**WRITTEN INSTRUCTION**.
Tally up the lines that include "this" and state that number by itself.

**MATERIAL PROVIDED**.
··········
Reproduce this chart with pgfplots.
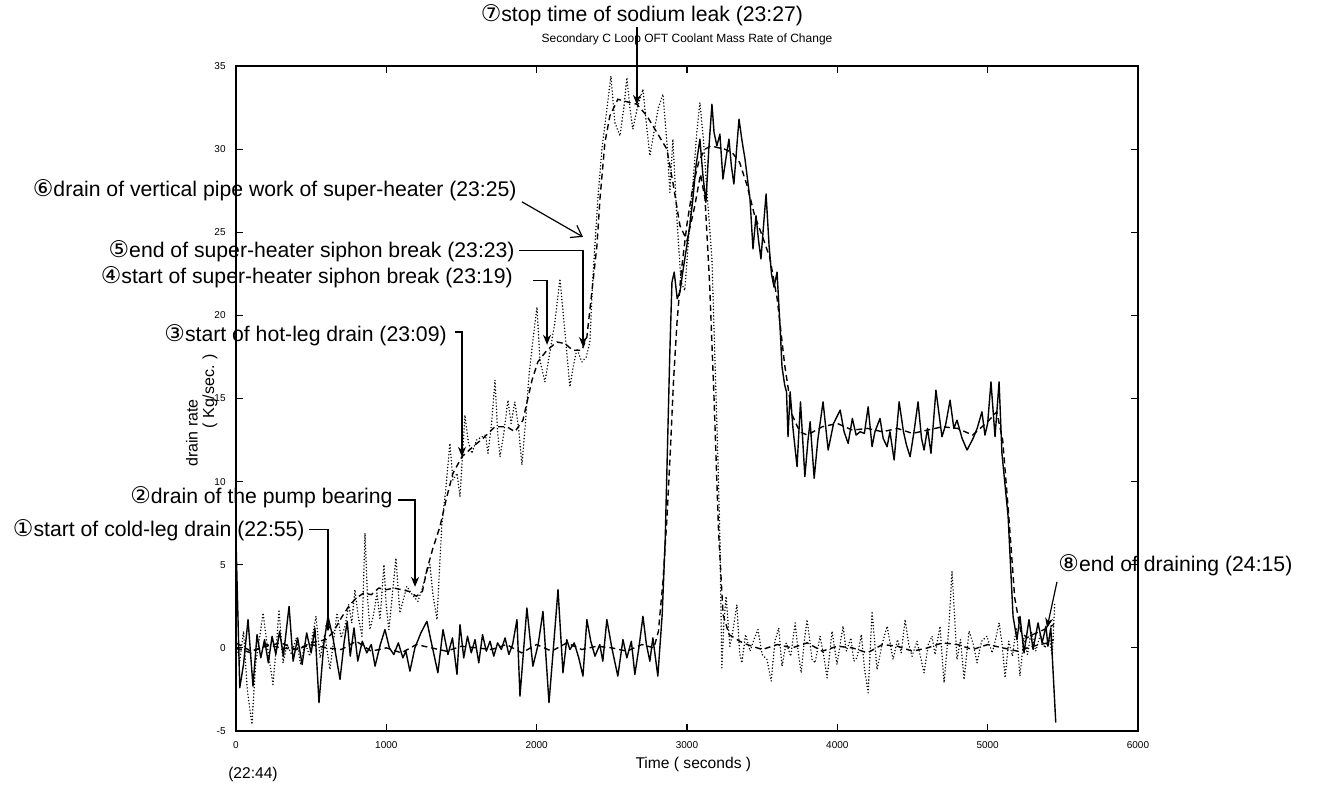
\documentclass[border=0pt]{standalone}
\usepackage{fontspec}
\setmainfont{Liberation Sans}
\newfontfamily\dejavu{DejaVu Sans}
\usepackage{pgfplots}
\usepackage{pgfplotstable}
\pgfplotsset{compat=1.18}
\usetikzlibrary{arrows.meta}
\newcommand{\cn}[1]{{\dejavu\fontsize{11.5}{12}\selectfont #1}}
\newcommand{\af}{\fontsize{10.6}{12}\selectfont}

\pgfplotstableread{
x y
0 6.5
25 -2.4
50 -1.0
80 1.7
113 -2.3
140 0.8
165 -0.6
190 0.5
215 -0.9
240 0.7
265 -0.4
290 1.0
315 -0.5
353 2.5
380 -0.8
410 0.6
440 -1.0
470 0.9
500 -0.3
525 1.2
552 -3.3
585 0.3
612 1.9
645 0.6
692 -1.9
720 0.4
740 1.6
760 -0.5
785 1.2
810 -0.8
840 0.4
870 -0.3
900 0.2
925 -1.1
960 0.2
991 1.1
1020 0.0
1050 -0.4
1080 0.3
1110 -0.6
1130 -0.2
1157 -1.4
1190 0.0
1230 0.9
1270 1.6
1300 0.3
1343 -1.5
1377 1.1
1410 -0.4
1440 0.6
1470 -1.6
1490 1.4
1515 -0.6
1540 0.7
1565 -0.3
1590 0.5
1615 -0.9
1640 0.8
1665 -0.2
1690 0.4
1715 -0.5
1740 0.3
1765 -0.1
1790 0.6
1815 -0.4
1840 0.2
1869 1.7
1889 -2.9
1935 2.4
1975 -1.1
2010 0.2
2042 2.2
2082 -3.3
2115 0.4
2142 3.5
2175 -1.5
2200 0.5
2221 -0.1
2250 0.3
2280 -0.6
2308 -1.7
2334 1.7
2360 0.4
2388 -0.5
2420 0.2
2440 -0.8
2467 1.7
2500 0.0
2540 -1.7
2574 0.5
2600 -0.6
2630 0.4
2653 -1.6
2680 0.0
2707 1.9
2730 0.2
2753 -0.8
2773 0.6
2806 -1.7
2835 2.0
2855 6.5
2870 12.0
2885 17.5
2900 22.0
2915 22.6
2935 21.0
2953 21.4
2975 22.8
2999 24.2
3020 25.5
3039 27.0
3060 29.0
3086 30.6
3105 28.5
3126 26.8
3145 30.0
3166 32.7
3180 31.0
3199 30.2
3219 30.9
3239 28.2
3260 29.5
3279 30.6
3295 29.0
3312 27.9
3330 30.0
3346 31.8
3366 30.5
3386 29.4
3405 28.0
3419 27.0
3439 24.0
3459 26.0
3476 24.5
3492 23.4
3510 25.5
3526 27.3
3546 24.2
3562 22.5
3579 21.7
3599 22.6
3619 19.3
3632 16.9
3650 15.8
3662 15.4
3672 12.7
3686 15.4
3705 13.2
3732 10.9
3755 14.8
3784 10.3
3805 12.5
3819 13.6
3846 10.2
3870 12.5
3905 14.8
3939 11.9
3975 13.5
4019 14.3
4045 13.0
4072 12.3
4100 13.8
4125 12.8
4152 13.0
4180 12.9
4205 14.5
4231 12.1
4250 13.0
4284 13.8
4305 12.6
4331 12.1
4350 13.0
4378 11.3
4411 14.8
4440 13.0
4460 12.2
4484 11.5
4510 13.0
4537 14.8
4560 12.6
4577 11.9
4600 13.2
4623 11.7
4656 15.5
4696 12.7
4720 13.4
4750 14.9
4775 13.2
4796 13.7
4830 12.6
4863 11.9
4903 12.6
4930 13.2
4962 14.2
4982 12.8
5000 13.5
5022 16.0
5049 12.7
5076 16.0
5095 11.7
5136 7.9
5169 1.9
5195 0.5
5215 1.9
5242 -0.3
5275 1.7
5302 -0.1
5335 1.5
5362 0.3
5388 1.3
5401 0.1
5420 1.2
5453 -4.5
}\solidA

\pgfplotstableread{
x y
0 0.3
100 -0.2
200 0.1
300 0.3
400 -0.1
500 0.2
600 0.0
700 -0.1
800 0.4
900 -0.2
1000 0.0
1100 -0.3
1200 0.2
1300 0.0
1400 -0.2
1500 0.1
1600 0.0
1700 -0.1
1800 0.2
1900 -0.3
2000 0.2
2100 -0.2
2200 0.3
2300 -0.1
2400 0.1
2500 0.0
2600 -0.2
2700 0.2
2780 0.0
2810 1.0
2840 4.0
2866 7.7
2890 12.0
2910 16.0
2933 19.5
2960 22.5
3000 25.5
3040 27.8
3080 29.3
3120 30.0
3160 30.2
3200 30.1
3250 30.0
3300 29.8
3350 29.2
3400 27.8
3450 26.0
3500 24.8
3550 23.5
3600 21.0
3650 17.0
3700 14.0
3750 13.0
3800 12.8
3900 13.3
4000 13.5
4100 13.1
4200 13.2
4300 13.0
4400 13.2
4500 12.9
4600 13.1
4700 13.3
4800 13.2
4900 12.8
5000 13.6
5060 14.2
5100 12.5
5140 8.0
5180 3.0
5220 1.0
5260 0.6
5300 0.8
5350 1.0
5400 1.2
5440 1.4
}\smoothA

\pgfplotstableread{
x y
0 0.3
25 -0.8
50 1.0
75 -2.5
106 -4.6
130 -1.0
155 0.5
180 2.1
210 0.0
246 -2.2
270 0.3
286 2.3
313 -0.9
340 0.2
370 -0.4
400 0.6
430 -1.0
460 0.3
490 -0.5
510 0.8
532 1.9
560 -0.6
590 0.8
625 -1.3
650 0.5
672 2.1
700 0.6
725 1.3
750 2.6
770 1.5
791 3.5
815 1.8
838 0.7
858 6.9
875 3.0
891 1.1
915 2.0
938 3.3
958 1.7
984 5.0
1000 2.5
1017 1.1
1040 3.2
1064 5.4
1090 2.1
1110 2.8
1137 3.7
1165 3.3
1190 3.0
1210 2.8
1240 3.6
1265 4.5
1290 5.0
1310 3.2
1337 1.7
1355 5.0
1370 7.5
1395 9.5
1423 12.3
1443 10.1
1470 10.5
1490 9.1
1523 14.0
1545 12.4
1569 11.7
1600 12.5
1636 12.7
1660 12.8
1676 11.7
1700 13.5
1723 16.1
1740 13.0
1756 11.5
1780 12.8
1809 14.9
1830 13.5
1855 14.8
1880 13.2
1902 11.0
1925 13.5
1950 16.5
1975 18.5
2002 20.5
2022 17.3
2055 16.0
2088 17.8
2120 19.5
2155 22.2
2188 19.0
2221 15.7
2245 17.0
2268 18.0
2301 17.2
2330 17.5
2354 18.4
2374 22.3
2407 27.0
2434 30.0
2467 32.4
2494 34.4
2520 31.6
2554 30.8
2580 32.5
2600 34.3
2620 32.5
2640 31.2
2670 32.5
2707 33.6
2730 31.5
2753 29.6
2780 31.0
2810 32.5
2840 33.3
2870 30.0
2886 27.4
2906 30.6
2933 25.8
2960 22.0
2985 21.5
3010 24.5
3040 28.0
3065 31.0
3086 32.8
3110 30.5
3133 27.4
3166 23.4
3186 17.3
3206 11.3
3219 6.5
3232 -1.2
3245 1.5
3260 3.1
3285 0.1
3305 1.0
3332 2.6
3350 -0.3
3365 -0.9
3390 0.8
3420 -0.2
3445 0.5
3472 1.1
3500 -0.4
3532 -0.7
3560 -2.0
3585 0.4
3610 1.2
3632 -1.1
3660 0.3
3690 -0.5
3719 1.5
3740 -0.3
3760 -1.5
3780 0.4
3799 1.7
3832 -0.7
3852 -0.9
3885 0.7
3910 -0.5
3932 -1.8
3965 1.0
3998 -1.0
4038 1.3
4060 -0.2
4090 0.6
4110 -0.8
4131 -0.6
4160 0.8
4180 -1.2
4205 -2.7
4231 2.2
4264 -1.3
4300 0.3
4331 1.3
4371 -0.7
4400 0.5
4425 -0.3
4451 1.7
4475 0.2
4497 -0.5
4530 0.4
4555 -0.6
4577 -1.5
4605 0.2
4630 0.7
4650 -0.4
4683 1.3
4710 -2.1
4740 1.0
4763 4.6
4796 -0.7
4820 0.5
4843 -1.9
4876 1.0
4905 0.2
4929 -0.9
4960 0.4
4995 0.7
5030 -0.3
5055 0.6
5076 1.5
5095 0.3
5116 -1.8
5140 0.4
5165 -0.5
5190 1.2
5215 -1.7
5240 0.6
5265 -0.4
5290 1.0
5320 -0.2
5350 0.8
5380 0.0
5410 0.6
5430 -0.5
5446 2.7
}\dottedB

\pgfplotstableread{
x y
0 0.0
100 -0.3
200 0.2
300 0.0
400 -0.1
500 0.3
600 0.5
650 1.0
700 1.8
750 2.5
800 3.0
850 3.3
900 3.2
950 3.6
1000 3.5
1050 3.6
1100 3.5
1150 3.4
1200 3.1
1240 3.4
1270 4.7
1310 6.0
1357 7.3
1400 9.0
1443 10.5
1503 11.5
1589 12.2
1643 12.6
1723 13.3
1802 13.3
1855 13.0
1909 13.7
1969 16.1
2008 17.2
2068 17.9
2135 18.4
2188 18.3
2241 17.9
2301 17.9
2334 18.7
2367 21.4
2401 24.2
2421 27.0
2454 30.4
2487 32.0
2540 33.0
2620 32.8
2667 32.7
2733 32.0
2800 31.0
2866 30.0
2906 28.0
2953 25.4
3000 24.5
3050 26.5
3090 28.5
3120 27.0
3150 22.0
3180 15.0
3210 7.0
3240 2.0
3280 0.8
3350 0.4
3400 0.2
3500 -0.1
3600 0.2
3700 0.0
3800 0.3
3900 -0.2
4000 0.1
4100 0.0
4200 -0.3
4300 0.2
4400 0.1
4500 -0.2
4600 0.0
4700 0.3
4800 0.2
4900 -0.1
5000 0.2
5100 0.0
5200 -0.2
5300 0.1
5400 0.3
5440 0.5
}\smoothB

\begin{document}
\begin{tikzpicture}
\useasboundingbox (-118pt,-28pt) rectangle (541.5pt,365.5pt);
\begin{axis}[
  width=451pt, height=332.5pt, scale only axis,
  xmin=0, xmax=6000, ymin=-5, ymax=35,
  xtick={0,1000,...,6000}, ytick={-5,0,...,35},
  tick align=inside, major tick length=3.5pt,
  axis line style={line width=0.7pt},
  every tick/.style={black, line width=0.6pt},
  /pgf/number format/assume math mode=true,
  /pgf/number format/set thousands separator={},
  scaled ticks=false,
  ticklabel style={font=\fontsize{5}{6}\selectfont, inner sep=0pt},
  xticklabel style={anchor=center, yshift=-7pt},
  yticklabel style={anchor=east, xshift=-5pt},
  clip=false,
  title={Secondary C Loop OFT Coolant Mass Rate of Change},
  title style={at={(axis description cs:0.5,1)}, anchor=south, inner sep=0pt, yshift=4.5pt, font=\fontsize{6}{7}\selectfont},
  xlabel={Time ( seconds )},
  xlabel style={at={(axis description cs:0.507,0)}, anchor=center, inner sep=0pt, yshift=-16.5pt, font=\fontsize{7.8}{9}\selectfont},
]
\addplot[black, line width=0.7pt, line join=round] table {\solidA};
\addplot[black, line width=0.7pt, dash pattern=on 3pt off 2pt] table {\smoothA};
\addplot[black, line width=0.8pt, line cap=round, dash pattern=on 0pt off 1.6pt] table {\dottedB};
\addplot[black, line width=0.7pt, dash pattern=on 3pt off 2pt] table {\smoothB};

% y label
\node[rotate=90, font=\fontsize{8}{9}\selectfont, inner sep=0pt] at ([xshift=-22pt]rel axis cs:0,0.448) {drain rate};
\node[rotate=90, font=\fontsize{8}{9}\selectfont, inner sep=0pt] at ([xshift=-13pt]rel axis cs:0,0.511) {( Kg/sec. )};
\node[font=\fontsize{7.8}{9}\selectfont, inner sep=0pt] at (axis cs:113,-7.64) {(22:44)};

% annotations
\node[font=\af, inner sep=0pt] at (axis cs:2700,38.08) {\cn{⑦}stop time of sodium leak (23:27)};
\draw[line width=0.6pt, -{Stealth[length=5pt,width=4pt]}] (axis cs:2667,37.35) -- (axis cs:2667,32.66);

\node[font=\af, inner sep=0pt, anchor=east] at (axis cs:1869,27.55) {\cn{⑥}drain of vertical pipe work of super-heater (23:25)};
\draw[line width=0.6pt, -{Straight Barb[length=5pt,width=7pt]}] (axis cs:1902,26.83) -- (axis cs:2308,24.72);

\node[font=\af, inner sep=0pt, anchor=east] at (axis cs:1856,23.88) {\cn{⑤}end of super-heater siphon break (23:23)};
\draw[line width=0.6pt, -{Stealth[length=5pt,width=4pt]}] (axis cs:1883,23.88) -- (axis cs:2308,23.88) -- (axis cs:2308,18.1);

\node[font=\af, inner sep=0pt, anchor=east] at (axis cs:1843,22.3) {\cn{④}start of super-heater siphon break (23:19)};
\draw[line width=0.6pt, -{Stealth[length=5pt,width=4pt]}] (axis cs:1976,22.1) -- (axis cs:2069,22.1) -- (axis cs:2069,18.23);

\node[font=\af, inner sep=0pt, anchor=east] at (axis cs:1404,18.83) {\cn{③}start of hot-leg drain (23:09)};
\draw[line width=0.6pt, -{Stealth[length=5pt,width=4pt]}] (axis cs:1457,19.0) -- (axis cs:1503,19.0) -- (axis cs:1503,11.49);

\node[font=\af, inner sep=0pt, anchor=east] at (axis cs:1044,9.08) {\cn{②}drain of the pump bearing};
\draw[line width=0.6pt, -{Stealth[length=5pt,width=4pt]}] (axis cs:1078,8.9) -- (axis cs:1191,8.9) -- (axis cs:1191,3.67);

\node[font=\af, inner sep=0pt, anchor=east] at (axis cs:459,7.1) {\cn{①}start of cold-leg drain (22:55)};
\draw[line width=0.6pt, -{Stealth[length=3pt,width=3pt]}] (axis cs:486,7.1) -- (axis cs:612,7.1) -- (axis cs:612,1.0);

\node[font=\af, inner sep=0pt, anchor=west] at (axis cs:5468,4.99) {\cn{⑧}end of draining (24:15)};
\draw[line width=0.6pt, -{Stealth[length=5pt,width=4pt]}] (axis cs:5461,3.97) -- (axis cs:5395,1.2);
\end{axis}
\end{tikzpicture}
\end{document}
··········
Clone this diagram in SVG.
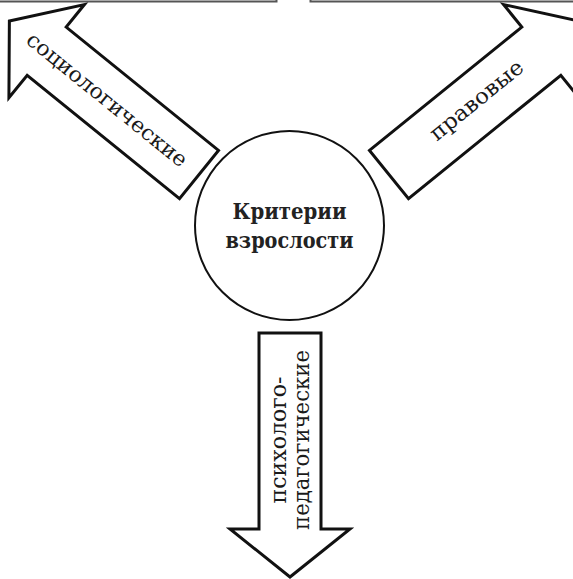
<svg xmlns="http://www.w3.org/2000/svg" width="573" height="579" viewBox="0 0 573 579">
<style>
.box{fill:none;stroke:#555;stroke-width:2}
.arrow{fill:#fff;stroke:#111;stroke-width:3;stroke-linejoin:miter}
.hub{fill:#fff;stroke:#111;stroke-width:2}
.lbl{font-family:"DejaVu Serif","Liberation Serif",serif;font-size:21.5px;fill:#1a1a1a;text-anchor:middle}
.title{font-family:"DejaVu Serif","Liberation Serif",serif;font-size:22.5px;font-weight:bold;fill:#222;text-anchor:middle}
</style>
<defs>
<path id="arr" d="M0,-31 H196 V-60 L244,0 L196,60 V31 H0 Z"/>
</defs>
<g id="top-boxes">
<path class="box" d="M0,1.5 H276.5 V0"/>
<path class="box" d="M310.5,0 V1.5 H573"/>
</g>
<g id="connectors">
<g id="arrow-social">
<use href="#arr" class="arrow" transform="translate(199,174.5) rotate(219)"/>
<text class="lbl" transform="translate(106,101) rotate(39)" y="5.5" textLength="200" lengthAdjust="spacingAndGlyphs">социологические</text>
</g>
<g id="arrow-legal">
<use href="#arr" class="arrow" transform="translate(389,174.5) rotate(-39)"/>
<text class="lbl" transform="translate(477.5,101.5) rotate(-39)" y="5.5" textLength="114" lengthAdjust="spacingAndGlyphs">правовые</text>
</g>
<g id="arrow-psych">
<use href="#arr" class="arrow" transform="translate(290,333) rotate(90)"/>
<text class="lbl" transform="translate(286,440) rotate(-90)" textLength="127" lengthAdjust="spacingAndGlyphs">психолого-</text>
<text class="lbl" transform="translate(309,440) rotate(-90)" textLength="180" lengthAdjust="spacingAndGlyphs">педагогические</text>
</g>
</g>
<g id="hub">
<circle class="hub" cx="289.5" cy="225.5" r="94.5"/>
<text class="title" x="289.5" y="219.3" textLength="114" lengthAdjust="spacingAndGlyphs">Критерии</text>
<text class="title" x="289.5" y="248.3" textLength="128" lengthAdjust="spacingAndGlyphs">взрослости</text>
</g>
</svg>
··········
**WRITTEN ANSWER**.
2